Maybe people who want to do sync avoid this option and go with full row copies on insert instead.

simonw commented 1 year ago

Also you lose the record showing exactly when each row was added.

Another option: store nulls in that first row if it's been added and not yet edited, with a _mask of 0 and _version of 0 to indicate no edits yet. Insert two rows on first edit to capture original values and preserve history as being append only.

simonw commented 1 year ago

That could be:

CREATE TRIGGER people_update_history
AFTER UPDATE ON people
FOR EACH ROW
BEGIN
    -- Check if there is only one matching row with version 0
    IF (SELECT COUNT(*) FROM _people_history WHERE _rowid = old.rowid) = 1 AND (SELECT _version FROM _people_history WHERE _rowid = old.rowid) = 0 THEN
        -- Insert a full row duplicating old with version 1
        INSERT INTO _people_history (_rowid, id, name, age, weight, _version, _updated, _mask)
        VALUES (old.rowid, old.id, old.name, old.age, old.weight, 1, cast((julianday('now') - 2440587.5) * 86400 * 1000 as integer), 15);
    END IF;

    -- Insert another row showing differences between new and old
    INSERT INTO _people_history (_rowid, id, name, age, weight, _version, _updated, _mask)
    SELECT old.rowid, 
        CASE WHEN old.id != new.id then new.id else null end, 
        CASE WHEN old.name != new.name then new.name else null end, 
        CASE WHEN old.age != new.age then new.age else null end, 
        CASE WHEN old.weight != new.weight then new.weight else null end,
        (SELECT MAX(_version) FROM _people_history WHERE _rowid = old.rowid) + 1,
        cast((julianday('now') - 2440587.5) * 86400 * 1000 as integer),
        (CASE WHEN old.id != new.id then 1 else 0 end) + (CASE WHEN old.name != new.name then 2 else 0 end) + (CASE WHEN old.age != new.age then 4 else 0 end) + (CASE WHEN old.weight != new.weight then 8 else 0 end)
    WHERE old.id != new.id or old.name != new.name or old.age != new.age or old.weight != new.weight;
END;

That version 1 row should duplicate the _updated date from the version 0 row though.

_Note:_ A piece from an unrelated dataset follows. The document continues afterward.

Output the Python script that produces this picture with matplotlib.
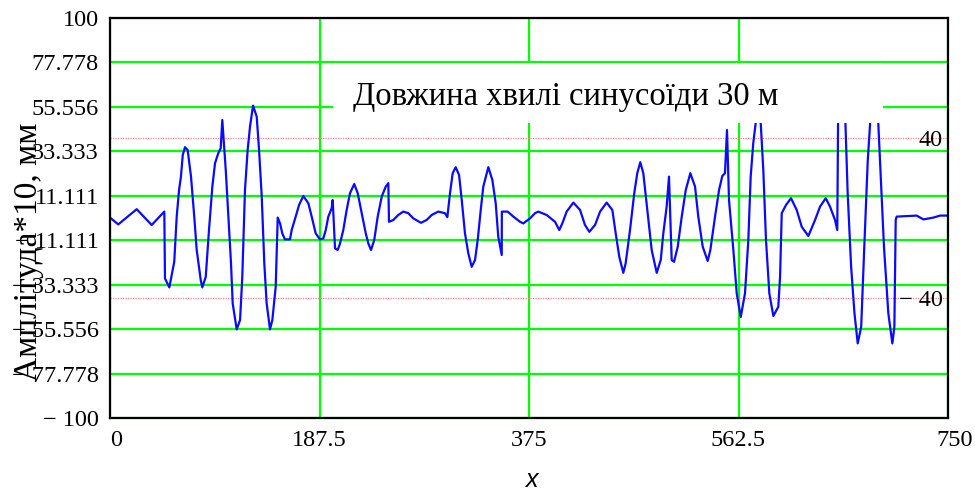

simonw commented 1 year ago

Plus the updated insert trigger that sets all columns to null and sets _version and _mask to 0.

simonw commented 1 year ago

Maybe the index should be on (_rowid, _version) since the triggers run several queries that would benefit from that.

Is EXPLAIN smart enough to take triggers into account?

metamoof commented 1 year ago

An alternative implementation where created date is important, is to either add a “Last updated date” to the main table, potentially filled by a trigger, and when you get the first UPDATE, that would be dragged into the history table. Or to directly add the “Created” date to the main table, along with last updated.

I’m not certain either of these are helpful to your use case, but most of the systems I’ve worked with that have traceable changes end up with a created and last modified date and user in the main table, and then a history table where such a level of detail is needed.

metamoof commented 1 year ago

I’m a little unsure, but I think you’re not handling the idea of a NULLABLE column correctly if you overload the semantics of NULL

Using your example people table, consider the following (I’m on an iPad, so this is untested code):

INSERT INTO people (name, age, weight)
VALUES (‘Robert Bruce Banner’, 35, NULL); -- don’t know his weight at first
-- version 0 is weight = NULL

UPDATE people
SET weight = 58.05 -- finally got him weighed
WHERE name = ‘Robert Bruce Banner’;
-- version 1 is weight = NULL

UPDATE people
SET weight = NULL -- he blew up into a hulk, need to find bigger scales
WHERE name = ‘Robert Bruce Banner’;
-- version 2 is weight = 58.05

UPDATE people
SET weight = 635.02 -- found a weighbridge
WHERE name = ‘Robert Bruce Banner’;
-- version 3 is weight = NULL

So, the question is, how do you ensure when retrieving version 3, you get the value NULL and not 635.02? And version 0? Is your _mask value enough to disambiguate in all cases?